Come fu il salto a Torino?
«Tanti sardi mi aiutarono, io avevo appena vent’anni. Il primo che conobbi e con cui sono rimasto amico è Scanu, il parrucchiere che aveva il negozio vicino allo stadio. Ma anche con i compagni mi sono trovato subito bene: Cabrini, Benetti, Gentile... Con lui uscivamo sempre, prima di sposarci».
E sua moglie è sarda o «continentale»?
«Mia moglie, Ivana Mazzi, è toscana. L’avevo conosciuta nel ristorante dove andavamo a mangiare, lei era lì con amici. Non capisce nulla di calcio, credo sia venuta a una sola partita in tutta la mia carriera, e forse è stata una delle mie fortune. Ma se l’immagina se tornavo a casa dopo aver perso e mi toccava litigare sulla prestazione?».
Sogna ancora le partite?
«Eh sì. A parte l’esordio, la partita che non posso dimenticare è quella contro la Roma che ci fece conquistare lo scudetto del ‘73, all’ultima giornata di campionato. Segnai il gol della vittoria a tre minuti dalla fine. A quei tempi si scendeva in campo con la radio in panchina per sentire cosa facevano le altre squadre: il Milan, che in classifica era in vantaggio di un punto, stava perdendo. Allora le persone giocavano la schedina tutte le settimane, le famiglie riempivano gli stadi. Era un altro mondo...».
O Rey e Pinturicchio
Fui il primo ad allenare Alessandro Del Piero L’emozione più grande?
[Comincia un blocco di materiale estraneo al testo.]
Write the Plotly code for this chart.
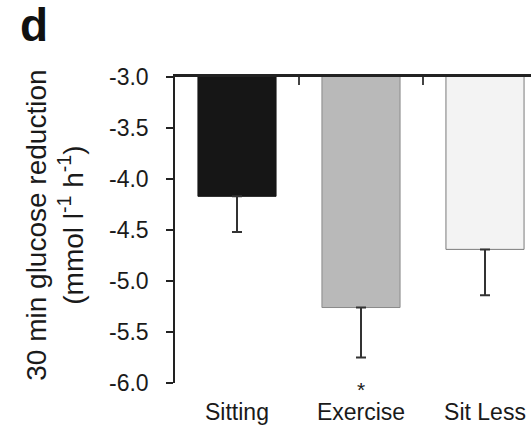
import plotly.graph_objects as go

# Conditions and 30-min glucose change (mean, lower error)
conditions = ["Sitting", "Exercise", "Sit Less"]
glucose_change = [-4.17, -5.26, -4.69]
error_lower = [0.35, 0.49, 0.45]
error_upper = [0, 0, 0]
bar_fill = ["#161616", "#b9b9b9", "#f3f3f3"]
bar_edge = ["#161616", "#8a8a8a", "#7a7a7a"]

y_ticks = [-3.0, -3.5, -4.0, -4.5, -5.0, -5.5, -6.0]
y_tick_text = ["-3.0", "-3.5", "-4.0", "-4.5", "-5.0", "-5.5", "-6.0"]

FONT = "Liberation Sans, Arial, Helvetica, sans-serif"
X_RANGE = [-0.5, 2.371]

fig = go.Figure()

fig.add_trace(go.Bar(
    x=conditions,
    y=glucose_change,
    marker=dict(color=bar_fill, line=dict(color=bar_edge, width=1)),
    width=0.63,
    error_y=dict(type="data", symmetric=False, array=error_upper,
                 arrayminus=error_lower, width=5, thickness=2,
                 color="#333333"),
    showlegend=False,
    hoverinfo="x+y",
))

# invisible trace that carries the categories onto the top axis
fig.add_trace(go.Scatter(
    x=conditions, y=glucose_change, xaxis="x2", mode="markers",
    marker=dict(opacity=0), showlegend=False, hoverinfo="skip",
))

fig.update_layout(
    width=531, height=425,
    margin=dict(l=175, r=0, t=77, b=41.5),
    paper_bgcolor="white", plot_bgcolor="white",
    font=dict(family=FONT, color="#1a1a1a"),
    xaxis=dict(
        type="category", categoryorder="array", categoryarray=conditions,
        range=X_RANGE, showline=False, ticks="", showgrid=False,
        zeroline=False, tickfont=dict(size=23, family=FONT, color="#1a1a1a"),
        ticklabelstandoff=13,
    ),
    xaxis2=dict(
        type="category", categoryorder="array", categoryarray=conditions,
        range=X_RANGE, overlaying="x", side="top", anchor="y",
        showline=True, linecolor="#222222", linewidth=2.5,
        ticks="inside", tickson="boundaries", ticklen=8, tickwidth=1.5,
        tickcolor="#444444", showticklabels=False, showgrid=False,
        zeroline=False,
    ),
    yaxis=dict(
        range=[-6.0, -3.0], tickvals=y_ticks, ticktext=y_tick_text,
        showline=True, linecolor="#222222", linewidth=1.5,
        ticks="outside", ticklen=7, tickwidth=1.5, tickcolor="#222222",
        showgrid=False, zeroline=False,
        tickfont=dict(size=23, family=FONT, color="#1a1a1a"),
        ticklabelstandoff=13,
    ),
    bargap=0.37,
)

# rotated two-line y-axis title
fig.add_annotation(
    text="30 min glucose reduction<br>(mmol l<sup>-1</sup> h<sup>-1</sup>)",
    xref="paper", yref="paper", x=-0.337, y=0.514,
    xanchor="center", yanchor="middle", textangle=-90, showarrow=False,
    font=dict(size=28, family=FONT, color="#1a1a1a"),
)

# panel letter
fig.add_annotation(
    text="<b>d</b>", xref="paper", yref="paper", x=-0.44, y=1.17,
    xanchor="left", yanchor="middle", showarrow=False,
    font=dict(size=46, family=FONT, color="#111111"),
)

# significance marker under Exercise
fig.add_annotation(
    text="*", xref="x", yref="paper", x="Exercise", y=-0.02,
    xanchor="center", yanchor="middle", showarrow=False,
    font=dict(size=21, family=FONT, color="#1a1a1a"),
)

fig.write_html("out.html")
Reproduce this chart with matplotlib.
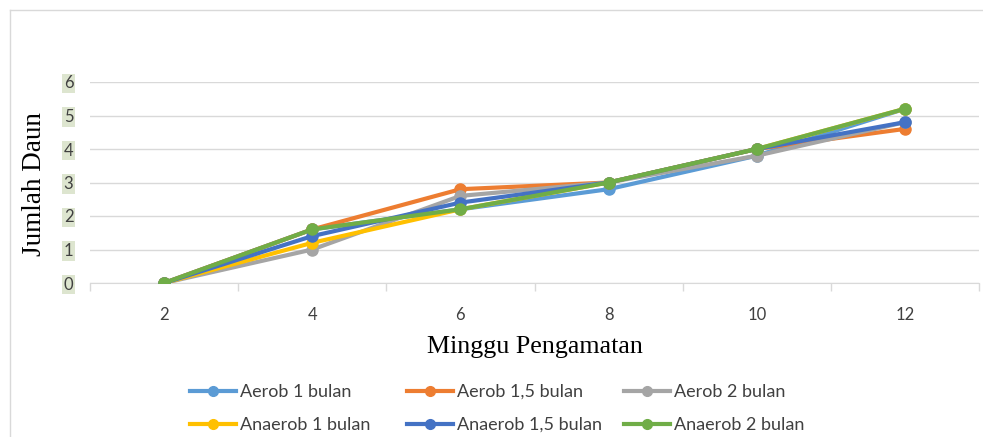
import matplotlib
matplotlib.use("Agg")
import matplotlib.pyplot as plt
from matplotlib.lines import Line2D

weeks = ["2", "4", "6", "8", "10", "12"]
aerob_1 = [0, 1.6, 2.2, 2.8, 3.8, 5.2]
aerob_15 = [0, 1.6, 2.8, 3.0, 4.0, 4.6]
aerob_2 = [0, 1.0, 2.6, 3.0, 3.8, 4.8]
anaerob_1 = [0, 1.2, 2.2, 3.0, 4.0, 5.2]
anaerob_15 = [0, 1.4, 2.4, 3.0, 4.0, 4.8]
anaerob_2 = [0, 1.6, 2.2, 3.0, 4.0, 5.2]

series = [
    ("Aerob 1 bulan", aerob_1, "#5B9BD5"),
    ("Aerob 1,5 bulan", aerob_15, "#ED7D31"),
    ("Aerob 2 bulan", aerob_2, "#A5A5A5"),
    ("Anaerob 1 bulan", anaerob_1, "#FFC000"),
    ("Anaerob 1,5 bulan", anaerob_15, "#4472C4"),
    ("Anaerob 2 bulan", anaerob_2, "#70AD47"),
]

W, H = 983, 437
fig = plt.figure(figsize=(W / 100, H / 100), dpi=100)
ax = fig.add_axes([90 / W, 1 - 283 / H, (979 - 90) / W, (283 - 82) / H])

x = list(range(len(weeks)))
for name, vals, col in series:
    ax.plot(x, vals, color=col, lw=3, marker="o", ms=8, label=name,
            solid_capstyle="round", zorder=3)

ax.set_xlim(-0.5, len(weeks) - 0.5)
ax.set_ylim(0, 6)
ax.set_yticks(range(0, 7))
ax.set_xticks(x)
ax.set_xticklabels(weeks)
ax.set_xticks([i - 0.5 for i in range(len(weeks) + 1)], minor=True)
ax.tick_params(axis="x", which="major", length=0, pad=17, labelsize=12, labelcolor="#404040")
ax.tick_params(axis="x", which="minor", length=6, color="#D9D9D9", width=1)
ax.tick_params(axis="y", length=0, pad=12, labelsize=12, labelcolor="#404040")
for lab in ax.get_xticklabels() + ax.get_yticklabels():
    lab.set_fontfamily("Lato")
for lab in ax.get_yticklabels():
    lab.set_bbox(dict(facecolor="#DDE5CF", edgecolor="none", pad=1.2))

ax.grid(axis="y", color="#D9D9D9", lw=1, zorder=0)
for s in ["top", "right", "left"]:
    ax.spines[s].set_visible(False)
ax.spines["bottom"].set_color("#D9D9D9")

ax.set_xlabel("Minggu Pengamatan", family="Liberation Serif", fontsize=18.7, labelpad=10)
ax.set_ylabel("Jumlah Daun", family="Liberation Serif", fontsize=19.5)
ax.yaxis.set_label_coords((47 - 90) / (979 - 90), 0.49)

handles = [Line2D([0], [0], color=c, lw=3, marker="o", ms=7) for _, _, c in series]
labels = [n for n, _, _ in series]
col_x = [190, 407, 624]
for ci in range(3):
    idx = [ci, ci + 3]
    leg = fig.legend([handles[i] for i in idx], [labels[i] for i in idx], ncol=1,
                     loc="center left", bbox_to_anchor=(col_x[ci] / W, 1 - 408.5 / H),
                     frameon=False, borderpad=0, borderaxespad=0,
                     prop={"family": "Lato", "size": 13}, handlelength=2.55,
                     handletextpad=0.2, labelspacing=0.95)
    for t in leg.get_texts():
        t.set_color("#404040")

# chart frame
fig.add_artist(Line2D([10 / W, 10 / W], [0, 1 - 10 / H], color="#D9D9D9", lw=1, transform=fig.transFigure))
fig.add_artist(Line2D([10 / W, 1], [1 - 10 / H, 1 - 10 / H], color="#D9D9D9", lw=1, transform=fig.transFigure))

fig.savefig("out.png", dpi=100)
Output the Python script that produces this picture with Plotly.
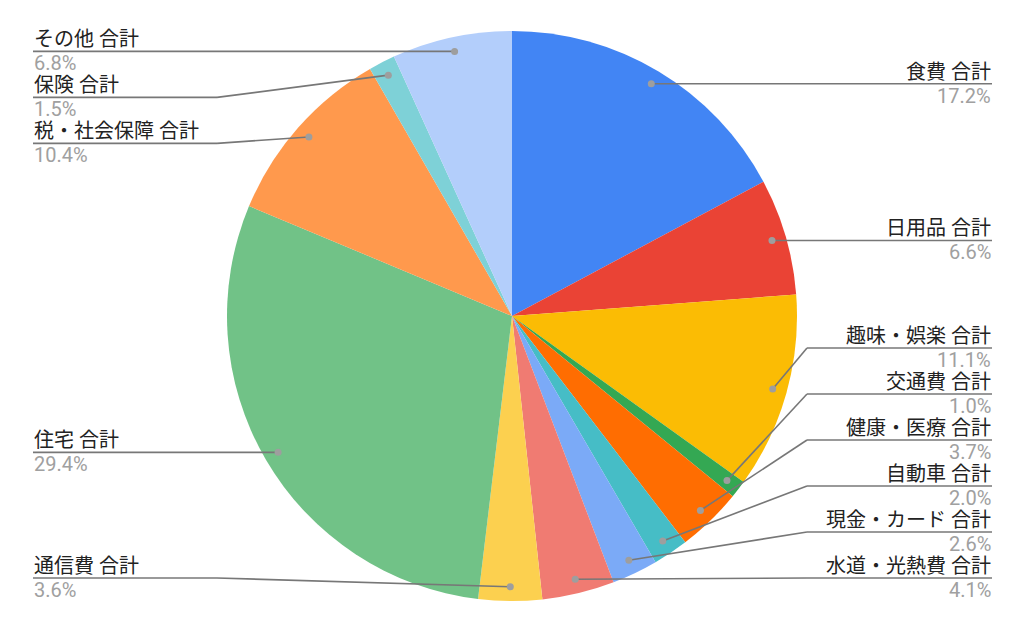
import numpy as np
import plotly.graph_objects as go

# 家計の支出内訳（時計回り、12時の位置から）
categories = ["食費 合計", "日用品 合計", "趣味・娯楽 合計", "交通費 合計", "健康・医療 合計",
              "自動車 合計", "現金・カード 合計", "水道・光熱費 合計", "通信費 合計", "住宅 合計",
              "税・社会保障 合計", "保険 合計", "その他 合計"]
shares = [17.2, 6.6, 11.1, 1.0, 3.7, 2.0, 2.6, 4.1, 3.6, 29.4, 10.4, 1.5, 6.8]

colors = ["#4285F4", "#EA4335", "#FBBC04", "#34A853", "#FF6D01", "#46BDC6", "#7BAAF7",
          "#F07B72", "#FCD04F", "#71C287", "#FF994D", "#7ED1D7", "#B3CEFB"]

# ページ本文の余白 8px を差し引いて画面全体に合わせる
OFF = 8
VW, VH = 1024, 633
W, H = VW - OFF, VH - OFF
CX, CY, R = 512, 316, 285
DOT_R = 0.95 * R
BEND_R = R + 10
RIGHT_EDGE, LEFT_EDGE = 992, 33
GAP, TOP, BOTTOM = 46, 30, 578


def px(x):
    return (x - OFF) / W


def py(y):
    return 1 - (y - OFF) / H


fig = go.Figure(go.Pie(
    labels=categories, values=shares, sort=False, direction="clockwise",
    marker=dict(colors=colors, line=dict(width=0)),
    textinfo="none", hoverinfo="label+percent", showlegend=False,
    domain=dict(x=[px(CX - R), px(CX + R)], y=[py(CY + R), py(CY - R)]),
))

# 各スライスの中心角とリーダー線の起点
total = sum(shares)
cum = np.cumsum([0] + shares[:-1])
mids = [(c + v / 2) / total * 2 * np.pi for c, v in zip(cum, shares)]
dots = [(CX + DOT_R * np.sin(a), CY - DOT_R * np.cos(a)) for a in mids]
sides = ["right" if np.sin(a) >= 0 else "left" for a in mids]

# ラベル位置の重なり回避
label_y = {}
for side in ["right", "left"]:
    idx = sorted([i for i in range(len(shares)) if sides[i] == side], key=lambda i: dots[i][1])
    ys = [dots[i][1] for i in idx]
    for k in range(len(ys)):
        ys[k] = max(ys[k], TOP if k == 0 else ys[k - 1] + GAP)
    for k in range(len(ys) - 1, -1, -1):
        ys[k] = min(ys[k], BOTTOM if k == len(ys) - 1 else ys[k + 1] - GAP)
    for i, y in zip(idx, ys):
        label_y[i] = y

shapes, annotations = [], []
for i, name in enumerate(categories):
    dx, dy = dots[i]
    ly = label_y[i]
    if sides[i] == "right":
        bx, ex, anchor = CX + BEND_R, RIGHT_EDGE, "right"
    else:
        bx, ex, anchor = CX - BEND_R, LEFT_EDGE, "left"
    line = dict(color="#777777", width=1.6)
    shapes.append(dict(type="line", xref="paper", yref="paper",
                       x0=px(dx), y0=py(dy), x1=px(bx), y1=py(ly), line=line, layer="above"))
    shapes.append(dict(type="line", xref="paper", yref="paper",
                       x0=px(bx), y0=py(ly), x1=px(ex), y1=py(ly), line=line, layer="above"))
    shapes.append(dict(type="circle", xref="paper", yref="paper",
                       x0=px(dx - 3.5), x1=px(dx + 3.5), y0=py(dy + 3.5), y1=py(dy - 3.5),
                       fillcolor="#9E9E9E", line=dict(width=0), layer="above"))
    annotations.append(dict(x=px(ex), y=py(ly), xref="paper", yref="paper", text=name,
                            showarrow=False, xanchor=anchor, yanchor="bottom", yshift=-1,
                            borderpad=0,
                            font=dict(family="Roboto, Noto Sans CJK JP", size=20,
                                      color="#222222")))
    annotations.append(dict(x=px(ex), y=py(ly), xref="paper", yref="paper",
                            text=f"{shares[i]:.1f}%", showarrow=False, xanchor=anchor,
                            yanchor="top", yshift=1, borderpad=0,
                            font=dict(family="Roboto", size=20, color="#A0A0A0")))

fig.update_layout(
    width=W, height=H, margin=dict(l=0, r=0, t=0, b=0),
    paper_bgcolor="white", plot_bgcolor="white",
    shapes=shapes, annotations=annotations,
)

fig.write_html("out.html")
Aver incontrato Pelé
Gli incontri che l’hanno emozionata di più?
«Mi sono emozionato molto con Pelé in Canada. E poi con Sivori in Argentina, nel 1978: era il mio idolo. Nella mia Club House, qui ad Alghero, ci sono tutte le foto: il debutto in Nazionale con Giacinto Facchetti, quella con Paolino Rossi, gli scudetti...».
Dopo, allenò anche un giovanissimo Del Piero.
«Sì, nella Primavera della Juve. Che ragazzo straordinario...».
Sta cercando un nuovo Del Piero nella sua scuola?
«Ancora non l’ho trovato, ma si nota già da piccoli quando hanno quel talento in più e bisogna seguirli e accompagnarli. Dalla prossima stagione, comunque, vorrei far decollare un progetto che coinvolge la Juventus. Qui di fianco a me c’è l’Alghero che è gemellata con il Cagliari Calcio».
Quali regole impone?
«La scuola prima di tutto: se uno va male a scuola sta in panchina. E poi, seconda regola, gioca solo chi si allena. Ai genitori suggerisco, se i ragazzini non studiano, di togliergli per punizione il telefonino o il computer o la bicicletta, ma non lo sport, che è scuola di vita: altrimenti gli viene la depressione».
E i genitori-allenatori li incontra mai?
«Devo dire che sono tutti molto rispettosi, e poi io i loro figli li faccio ruotare sempre. Ma quando qualcuno esagera faccio una domanda semplice: ma tu nella vita hai giocato al calcio? No. E allora guarda e ascolta. E nessuno protesta».
Se va a Torino a vedere una partita paga il biglietto?
«Eh, se dovessi comprare il biglietto significa che il mondo è crollato».